今月、福岡で管制官3人が、中学生に管制指示の一部を代行させたことが発覚した。命を預かる管制官の自覚が重要なのは言うまでもない。

読売新聞 2010年10月30日

管制官有罪確定 航空事故防止への重い教訓

航空管制官の明らかなミスで多数の重軽傷者が出た以上、刑事責任を負うのはやむを得ない。

複数の要因が絡んだ航空事故で、特定の個人だけを処罰することの適否が問われた裁判でもある。

静岡県焼津市の上空で2001年、日本航空の2機の旅客機が異常接近した事故で、最高裁が、業務上過失傷害罪に問われた2人の管制官の上告を棄却した。東京高裁の有罪判決が確定する。

最高裁は、実務訓練中の管制官が便名を取り違えて降下の指示を出し、指導役の管制官も誤りに気づかなかった「過失の競合」で事故は起きたと結論づけた。

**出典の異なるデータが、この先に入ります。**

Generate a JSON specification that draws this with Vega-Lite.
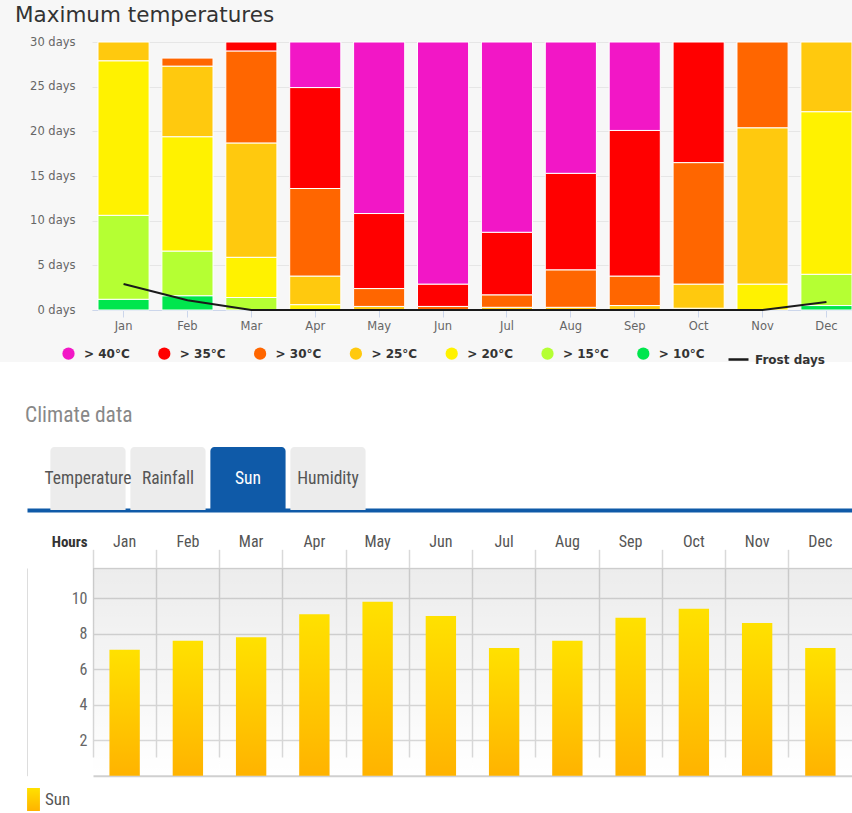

ただ、最高裁も決定で「責任のすべてを被告に負わせるのは相当ではない」と指摘している。4人の裁判官の多数意見に対し、1人の裁判官は無罪意見を述べた。1審判決も無罪だった。

当時の管制システムや操縦マニュアルに不備があったことは事実である。この点では国土交通省や航空会社にも責任があるが、こうした要素を勘案しても、なおかつ管制官の罪を問えるかどうかが判断の分かれ目となった。

検察が主張したように「史上最悪の空中衝突事故になる恐れ」があった重大事故である。さらに負傷者の半数以上の57人もが被害届を出して処罰を求めたことも、有罪につながった要因だろう。

北海道では、やはり管制官の誤った降下指示で、全日空系のエアーニッポン機が大雪山系の山間部にあわや衝突というトラブルがあったばかりだ。

同機が搭載していた最新の対地接近警報装置が作動したため惨事は免れたものの、管制官は「最低誘導高度を失念していた」というからあきれる。管制官の能力や適性、勤務態勢や組織に問題がなかったのか徹底調査が必要だ。

今回の裁判に関連し、警察・検察が捜査に乗り出し、関係者が刑事訴追される現行制度では事故調査への協力が得られず、真相解明と再発防止の支障となるという意見が高まっている。

しかし、事故調査を担う国土交通省の運輸安全委員会は同種の事故を防ぐため、可能性や推定原因を含め幅広く調査する。これに対し、だれが事故を起こしたかに着目するのが刑事捜査だ。

両者が独立して事故に対処するから重層的、複眼的な真相の解明も期待できる。関係者が双方に協力し、調査も捜査も円滑に行われることで、乗客が背筋を凍らせるような事態を防いでほしい。